Actors perform a dance during the Jinma nomadic cultural festival held on the Zhaqingtang grassland in Sertar County, the Tibetan Autonomous Prefecture of Garze, southwest China's Sichuan Province, Aug. 6, 2020. Photo: Xinhua
Fifty-five years since the establishment of the Tibet Autonomous Region and with earth-shaking changes to its economic and social developments, China has more mature and complete policies in this southwestern region and is capable of forging what the country's top leader calls "an ironclad shield to safeguard stability," analysts said.
More focus is expected on maintaining peace and stability in the border areas, including Tibet and Northwest China's Xinjiang Uygur Autonomous Region as the country will soon enter a period to pursue its second centenary goal of fully building a modern socialist country and is facing a more complicated external environment brought on by US provocations, Chinese analysts said.
At the seventh Central Symposium on Tibet Work, which ended in Beijing on Saturday, Chinese President Xi Jinping, also general secretary of the Communist Party of China (CPC) Central Committee and chairman of the Central Military Commission, set the policy direction for developing Tibet in the new era and noted that work related to Tibet must focus on safeguarding national unity and strengthening ethnic solidarity.
At the two-day symposium, Xi stressed that more education and guidance should be provided for the public to mobilize their participation in combating separatist activities, thus forging an ironclad shield to safeguard stability, according to the Xinhua News Agency.
The symposium was held against the backdrop of the 55th anniversary of the founding of the Tibet Autonomous Region, which was marked by the establishment of the regional People's Congress, the local legislature on September 1, 1965.
The Party is able to draw on past experience to mobilize the people to forge an ironclad shield to combat separatists and maintain stability, and it will be carried forward in the new era as overseas separatists and anti-China forces will never give up their attempt to contain China, Xiong Kunxin, an ethnic studies professor at the Tibet University in Lhasa, told the Global Times.
Xiong noted that as a unified multi-ethnic country, the peace and stability of border areas have always been of great importance to China. History tells us that any separatist incidents and riots would greatly affect the region and the country's development, Xiong said.
Due to its unique geographic political position and the changing international and domestic environment, China has attached great importance to its policies in the Tibet region.
Since the first symposium on Tibet work in 1980, China has set different work focuses in accordance with reality - from building frontier areas to get a clear understanding of the threat of outside anti-China forces and overseas separatists and from safeguarding stability to enhancing the recognition of the Chinese nation, said Wu Xi, a professor with expertise on border areas from Southwest University of Political Science and Law.
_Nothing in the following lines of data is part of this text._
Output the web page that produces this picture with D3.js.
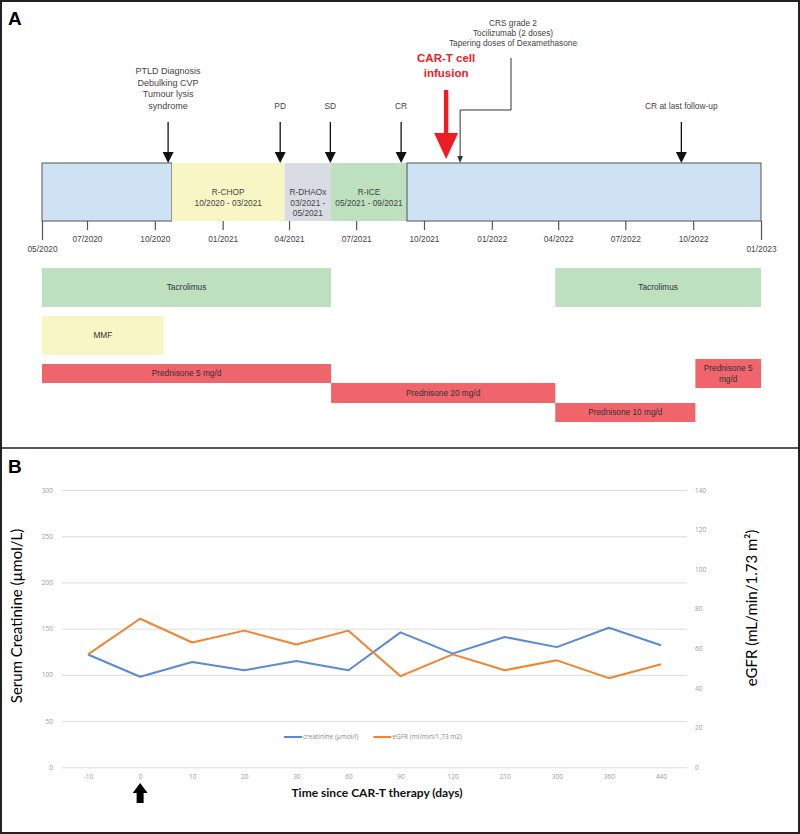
<!DOCTYPE html>
<html>
<head>
<meta charset="utf-8">
<script src="https://cdn.jsdelivr.net/npm/d3@7"></script>
<style>
  body { margin: 0; background: #fff; }
  svg { display: block; font-family: "Liberation Sans", Arial, sans-serif; }
</style>
</head>
<body>
<svg id="fig" width="800" height="834"></svg>
<script>
'use strict';

// ---- panel A data: treatment timeline ----
const phaseNames = ["", "R-CHOP", "R-DHAOx", "R-ICE", ""];
const phaseRanges = ["", "10/2020 - 03/2021", "03/2021 - 05/2021", "05/2021 - 09/2021", ""];
const phaseStarts = ["2020-05-01", "2020-10-24", "2021-03-26", "2021-05-28", "2021-09-08"];
const phaseEnds = ["2020-10-24", "2021-03-26", "2021-05-28", "2021-09-08", "2023-01-01"];
const phaseKinds = ["follow", "rchop", "rdhaox", "rice", "follow"];

const timeTicks = ["2020-05-01", "2020-07-01", "2020-10-01", "2021-01-01", "2021-04-01", "2021-07-01",
                   "2021-10-01", "2022-01-01", "2022-04-01", "2022-07-01", "2022-10-01", "2023-01-01"];

const eventLabels = [
    ["PTLD Diagnosis", "Debulking CVP", "Tumour lysis", "syndrome"],
    ["PD"], ["SD"], ["CR"], ["CR at last follow-up"]
];
const eventDates = ["2020-10-19", "2021-03-20", "2021-05-27", "2021-08-31", "2022-09-15"];

const cartLabel = ["CAR-T cell", "infusion"];
const cartDate = "2021-10-31";
const crsLabel = ["CRS grade 2", "Tocilizumab (2 doses)", "Tapering doses of Dexamethasone"];
const crsDate = "2021-11-19";

const drugNames = ["Tacrolimus", "Tacrolimus", "MMF", "Prednisone 5 mg/d", "Prednisone 20 mg/d",
                   "Prednisone 10 mg/d", "Prednisone 5 mg/d"];
const drugStarts = ["2020-05-01", "2022-03-28", "2020-05-01", "2020-05-01", "2021-05-28", "2022-03-28", "2022-10-04"];
const drugEnds = ["2021-05-28", "2023-01-01", "2020-10-13", "2021-05-28", "2022-03-28", "2022-10-04", "2023-01-01"];
const drugLanes = ["tac", "tac", "mmf", "pred1", "pred2", "pred3", "pred4"];

// ---- panel B data: renal function ----
const days = ["-10", "0", "10", "20", "30", "60", "90", "120", "210", "300", "360", "440"];
const creatinine = [122, 98, 114, 105, 115, 105, 146, 123, 141, 130, 151, 132];
const egfr = [57, 75, 63, 69, 62, 69, 46, 57, 49, 54, 45, 52];
const seriesNames = ["creatinine (µmol/l)", "eGFR (ml/min/1,73 m2)"];
const creatTicks = [0, 50, 100, 150, 200, 250, 300];
const egfrTicks = [0, 20, 40, 60, 80, 100, 120, 140];

const parse = d3.timeParse("%Y-%m-%d");
const svg = d3.select("#fig");

// frame
svg.append("rect").attr("x", 1).attr("y", 1).attr("width", 798).attr("height", 832)
    .attr("fill", "none").attr("stroke", "#222").attr("stroke-width", 2);
svg.append("line").attr("x1", 0).attr("x2", 800).attr("y1", 448).attr("y2", 448)
    .attr("stroke", "#222").attr("stroke-width", 1.5);
svg.append("text").attr("x", 8).attr("y", 25).attr("font-size", 19).attr("font-weight", "bold").text("A");
svg.append("text").attr("x", 8).attr("y", 473).attr("font-size", 19).attr("font-weight", "bold").text("B");

// measuring helper for wrapping
const measurer = svg.append("text").attr("font-size", 8.3).attr("visibility", "hidden");
function wrap(str, width) {
    const words = str.split(" ");
    const lines = [];
    let cur = "";
    words.forEach(w => {
        const test = cur ? cur + " " + w : w;
        measurer.text(test);
        if (cur && measurer.node().getComputedTextLength() > width) {
            lines.push(cur);
            cur = w;
        } else {
            cur = test;
        }
    });
    if (cur) lines.push(cur);
    return lines;
}

// ================= PANEL A =================
const x = d3.scaleTime()
    .domain([parse("2020-05-01"), parse("2023-01-01")])
    .range([42, 761]);

const barTop = 163, barBottom = 221;
const phaseFill = { follow: "#cfe2f3", rchop: "#f9f6c6", rdhaox: "#d9dce3", rice: "#bde0bf" };

const phases = phaseNames.map((n, i) => ({
    name: n, range: phaseRanges[i], start: parse(phaseStarts[i]), end: parse(phaseEnds[i]), kind: phaseKinds[i]
}));

const gPhase = svg.append("g");
gPhase.selectAll("rect")
    .data(phases)
    .join("rect")
      .attr("x", d => x(d.start))
      .attr("y", barTop)
      .attr("width", d => x(d.end) - x(d.start))
      .attr("height", barBottom - barTop)
      .attr("fill", d => phaseFill[d.kind])
      .attr("stroke", d => d.kind === "follow" ? "#555" : "none")
      .attr("stroke-width", 1);

phases.filter(d => d.name).forEach(d => {
    const cx = (x(d.start) + x(d.end)) / 2;
    const lines = [d.name].concat(wrap(d.range, x(d.end) - x(d.start) - 2));
    const t = gPhase.append("text")
        .attr("text-anchor", "middle")
        .attr("font-size", 8.3)
        .attr("fill", "#444");
    lines.forEach((l, i) => {
        t.append("tspan").attr("x", cx).attr("y", 195 + i * 10.5).text(l);
    });
});

// time axis
const xAxis = svg.append("g")
    .attr("transform", `translate(0,${barBottom})`)
    .call(d3.axisBottom(x)
        .tickValues(timeTicks.map(parse))
        .tickFormat(d3.timeFormat("%m/%Y"))
        .tickSize(9)
        .tickPadding(6));
xAxis.select(".domain").remove();
xAxis.selectAll(".tick line").attr("stroke", "#555").attr("stroke-width", 1.2);
xAxis.selectAll(".tick text").attr("font-size", 8.3).attr("fill", "#444")
    .attr("font-family", "Liberation Sans, Arial, sans-serif");
xAxis.selectAll(".tick").filter((d, i) => i === 0 || i === timeTicks.length - 1)
    .each(function() {
        d3.select(this).select("line").attr("y2", 19);
        d3.select(this).select("text").attr("y", 25);
    });

// event arrows
const gEvents = svg.append("g");
eventDates.forEach((dt, i) => {
    const ex = x(parse(dt));
    gEvents.append("line")
        .attr("x1", ex).attr("x2", ex).attr("y1", 122).attr("y2", 153)
        .attr("stroke", "#111").attr("stroke-width", 1.3);
    gEvents.append("path")
        .attr("d", `M${ex - 5.5},152 L${ex + 5.5},152 L${ex},${barTop} Z`)
        .attr("fill", "#111");
    const lines = eventLabels[i];
    const fs = lines.length > 1 ? 9 : 8.4;
    lines.forEach((l, j) => {
        gEvents.append("text")
            .attr("x", ex)
            .attr("y", 106 - (lines.length - 1 - j) * 11.8)
            .attr("dy", "0.35em")
            .attr("text-anchor", "middle")
            .attr("font-size", fs)
            .attr("fill", "#444")
            .text(l);
    });
});

// CAR-T infusion (red arrow)
const cx = x(parse(cartDate));
gEvents.append("rect")
    .attr("x", cx - 2.2).attr("y", 90).attr("width", 4.4).attr("height", 45)
    .attr("fill", "#ee1c25");
gEvents.append("path")
    .attr("d", `M${cx - 12},133 L${cx + 12},133 L${cx},159 Z`)
    .attr("fill", "#ee1c25");
cartLabel.forEach((l, j) => {
    gEvents.append("text")
        .attr("x", cx).attr("y", 58 + j * 14.5).attr("dy", "0.35em")
        .attr("text-anchor", "middle")
        .attr("font-size", 11.5).attr("font-weight", "bold")
        .attr("fill", "#ee1c25")
        .text(l);
});

// CRS elbow arrow
const crx = x(parse(crsDate));
const crsTextX = 511;
gEvents.append("path")
    .attr("d", `M${crsTextX},58 L${crsTextX},110 L${crx},110 L${crx},157`)
    .attr("fill", "none").attr("stroke", "#333").attr("stroke-width", 1);
gEvents.append("path")
    .attr("d", `M${crx - 2.8},156 L${crx + 2.8},156 L${crx},${barTop} Z`)
    .attr("fill", "#333");
crsLabel.forEach((l, j) => {
    gEvents.append("text")
        .attr("x", crsTextX + 2).attr("y", 22.7 + j * 10.3).attr("dy", "0.35em")
        .attr("text-anchor", "middle")
        .attr("font-size", 8.3).attr("fill", "#444")
        .text(l);
});

// drug bars
const laneBox = {
    tac: [268, 307], mmf: [316, 355], pred1: [364, 383], pred2: [383, 403], pred3: [403, 422], pred4: [359, 388]
};
const drugFill = { tac: "#bde0bf", mmf: "#f9f6c6" };
const drugs = drugNames.map((n, i) => ({
    name: n, start: parse(drugStarts[i]), end: parse(drugEnds[i]), lane: drugLanes[i]
}));
const gDrug = svg.append("g");
gDrug.selectAll("rect")
    .data(drugs)
    .join("rect")
      .attr("x", d => x(d.start))
      .attr("y", d => laneBox[d.lane][0])
      .attr("width", d => x(d.end) - x(d.start))
      .attr("height", d => laneBox[d.lane][1] - laneBox[d.lane][0])
      .attr("fill", d => drugFill[d.lane] || "#f0646c");

drugs.forEach(d => {
    const bx = (x(d.start) + x(d.end)) / 2;
    const [y0, y1] = laneBox[d.lane];
    const lines = wrap(d.name, x(d.end) - x(d.start) - 8);
    const by = (y0 + y1) / 2 - (lines.length - 1) * 5.3;
    lines.forEach((l, j) => {
        gDrug.append("text")
            .attr("x", bx).attr("y", by + j * 10.6).attr("dy", "0.35em")
            .attr("text-anchor", "middle")
            .attr("font-size", 8.3).attr("fill", "#333")
            .text(l);
    });
});

// ================= PANEL B =================
const pLeft = 62, pRight = 687, pTop = 490, pBottom = 767.3;

const xb = d3.scalePoint().domain(days).range([pLeft, pRight]).padding(0.5);
const yL = d3.scaleLinear().domain([0, 300]).range([pBottom, pTop]);
const yR = d3.scaleLinear().domain([0, 140]).range([pBottom, pTop]);

// gridlines
const grid = svg.append("g")
    .attr("transform", `translate(${pLeft},0)`)
    .call(d3.axisLeft(yL).tickValues(creatTicks).tickSize(-(pRight - pLeft)).tickFormat(""));
grid.select(".domain").remove();
grid.selectAll(".tick line").attr("stroke", "#dcdcdc").attr("stroke-width", 1);

const tickFont = "Open Sans, Liberation Sans, sans-serif";

const axL = svg.append("g")
    .attr("transform", `translate(${pLeft},0)`)
    .call(d3.axisLeft(yL).tickValues(creatTicks).tickSize(0).tickPadding(9));
axL.select(".domain").remove();
axL.selectAll("text").attr("font-size", 6.5).attr("fill", "#9a9a9a").attr("font-family", tickFont);

const axR = svg.append("g")
    .attr("transform", `translate(${pRight},0)`)
    .call(d3.axisRight(yR).tickValues(egfrTicks).tickSize(0).tickPadding(8));
axR.select(".domain").remove();
axR.selectAll("text").attr("font-size", 6.5).attr("fill", "#9a9a9a").attr("font-family", tickFont);

const axB = svg.append("g")
    .attr("transform", `translate(0,${pBottom})`)
    .call(d3.axisBottom(xb).tickSize(0).tickPadding(7));
axB.select(".domain").remove();
axB.selectAll("text").attr("font-size", 6.5).attr("fill", "#9a9a9a").attr("font-family", tickFont);

// lines
const series = [
    { name: seriesNames[0], values: creatinine, y: yL, color: "#5a8ad6" },
    { name: seriesNames[1], values: egfr, y: yR, color: "#f2832f" }
];
series.forEach(s => {
    svg.append("path")
        .datum(s.values)
        .attr("fill", "none")
        .attr("stroke", s.color)
        .attr("stroke-width", 2)
        .attr("stroke-linejoin", "round")
        .attr("d", d3.line()
            .x((d, i) => xb(days[i]))
            .y(d => s.y(d)));
});

// legend
const legend = svg.append("g").attr("transform", "translate(284,737)");
let lx = 0;
series.forEach(s => {
    legend.append("line")
        .attr("x1", lx).attr("x2", lx + 18).attr("y1", 0).attr("y2", 0)
        .attr("stroke", s.color).attr("stroke-width", 2);
    const t = legend.append("text")
        .attr("x", lx + 19).attr("y", 0).attr("dy", "0.35em")
        .attr("font-size", 6.5).attr("fill", "#8a8a8a").attr("font-family", tickFont)
        .text(s.name);
    lx += 19 + t.node().getComputedTextLength() + 15;
});

// axis titles
const titleFont = "Lato, Open Sans, sans-serif";
svg.append("text")
    .attr("transform", `translate(22,616) rotate(-90)`)
    .attr("text-anchor", "middle")
    .attr("font-size", 15).attr("font-family", titleFont).attr("fill", "#000")
    .text("Serum Creatinine (µmol/L)");
svg.append("text")
    .attr("transform", `translate(757,608) rotate(-90)`)
    .attr("text-anchor", "middle")
    .attr("font-size", 15).attr("font-family", titleFont).attr("fill", "#000")
    .text("eGFR (mL/min/1.73 m²)");
svg.append("text")
    .attr("x", 377).attr("y", 797)
    .attr("text-anchor", "middle")
    .attr("font-size", 12).attr("font-weight", "bold").attr("font-family", titleFont).attr("fill", "#111")
    .text("Time since CAR-T therapy (days)");

// arrow marking CAR-T day 0
const ax0 = xb("0");
svg.append("path")
    .attr("d", `M${ax0},783 L${ax0 + 7.5},793 L${ax0 + 3.5},793 L${ax0 + 3.5},803 L${ax0 - 3.5},803 L${ax0 - 3.5},793 L${ax0 - 7.5},793 Z`)
    .attr("fill", "#000");

measurer.remove();
</script>
</body>
</html>
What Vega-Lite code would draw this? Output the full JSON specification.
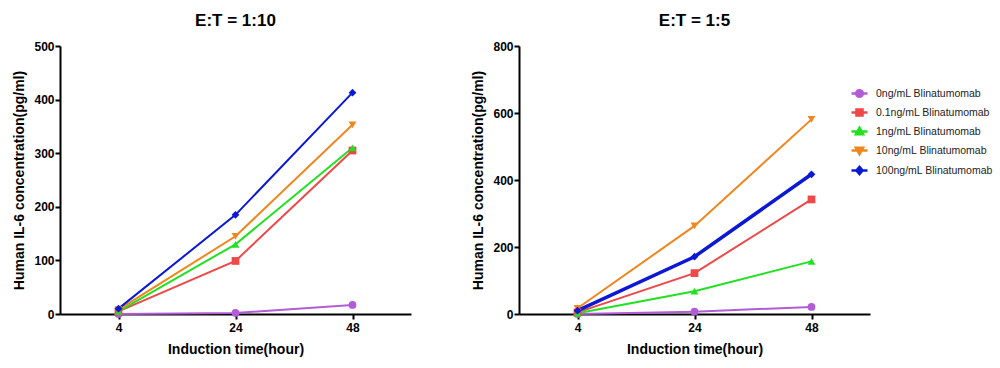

With the experience and achievements of more than five decades, China's policies in its Tibet region are more mature and complete and the 7th symposium also sets the tone for the region's future development on religion work, culture and economy, Wu said, noting that continuous efforts have been called for to enhance recognition of the great motherland, the Chinese nation, Chinese culture, the CPC and socialism with Chinese characteristics by people of all ethnic groups.
Patriotism should be incorporated into the whole process of education in all schools and guiding religions to adapt to a socialist society in the Chinese context would also be focuses for future work in Tibet, Wu noted.
Wu noted that these efforts are necessary to make an ironclad shield to keep the stability of border areas, especially when China is facing more external uncertainties under the COVID-19 global pandemic and the US is ramping up efforts in playing cards on China's border areas in Tibet and Xinjiang in an attempt to disturb China's development.
The CPC has gained more experience in governing border areas and the achievements it has made in the past decades in social and economic developments are the best proof to debunk rumors made by anti-China forces in Western countries and overseas separatists, Wu said.
The world has witnessed the great achievements of Tibet's developments and people's livelihood in the past decades with the average lifespan has extended to 70.6 years old from 35.5 years old in the 1950s, according to Xinhua.
The region's GDP rose 8.1 percent to reach 169.8 billion yuan (around $24.7 billion) in 2019. The per capita disposable income for the urban residents in the region's capital Lhasa exceeded 40,000 yuan, while that for the rural residents grew to 16,260 yuan.